Lorsque le mineur a été confié à l'aide sociale à l'enfance après son seizième anniversaire, l'article L. 313-15 du CESEDA s'applique : cet article prévoit la délivrance, à titre exceptionnel, dans l'année qui suit son dix-huitième anniversaire, de la carte de séjour temporaire portant la mention « salarié » ou « travailleur temporaire » au jeune majeur étranger, qui, confié à l'aide sociale à l'enfance entre l'âge de seize ans et l'âge de dix-huit ans, justifie suivre depuis au moins six mois une formation destinée à lui apporter une qualification professionnelle. Cette disposition est également mise en oeuvre sous réserve du caractère réel et sérieux du suivi de cette formation, de la nature des liens du jeune avec la famille restée dans le pays d'origine, et de l'avis de la structure d'accueil sur l'insertion de cet étranger dans la société française.

Votre rapporteuse estime que la transition lors du passage à la majorité n'a pas fait l'objet d'une étude approfondie : par le simple effet de l'âge, l'étranger relève brusquement d'une logique différente, qui ne prend qu'imparfaitement en compte l'étape précédente. Des acteurs très différents, conseils généraux, d'une part, et le ministère de l'intérieur, d'autre part, se succèdent donc, entrainant parfois des situations sous-optimales, aussi bien humainement que financièrement.

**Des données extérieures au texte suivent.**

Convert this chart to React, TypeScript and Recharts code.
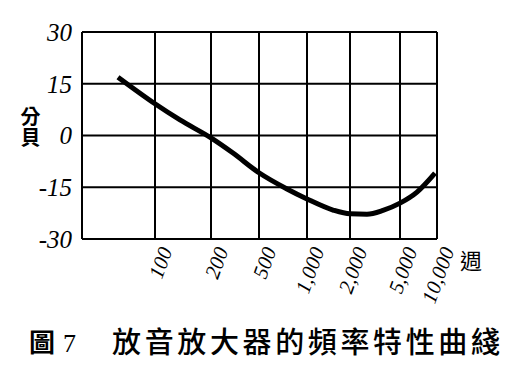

C'est tout particulièrement le cas pour les mineurs confiés à l'aide sociale à l'enfance alors qu'ils étaient âgés de plus de seize ans.

Votre rapporteuse estime donc qu'une réflexion approfondie devrait s'engager sur ce sujet.

*

* *

Sous le bénéfice de ces observations, la commission a donné un avis favorable à l'adoption des crédits relatifs à l'immigration et à l'intégration de la mission « Immigration, asile et intégration » du projet de loi de finances pour 2014.


* 29 Les règles de minorités applicables sont celles de la France, mais votre rapporteuse remarque que, dans certains pays, la majorité est à 21 ans.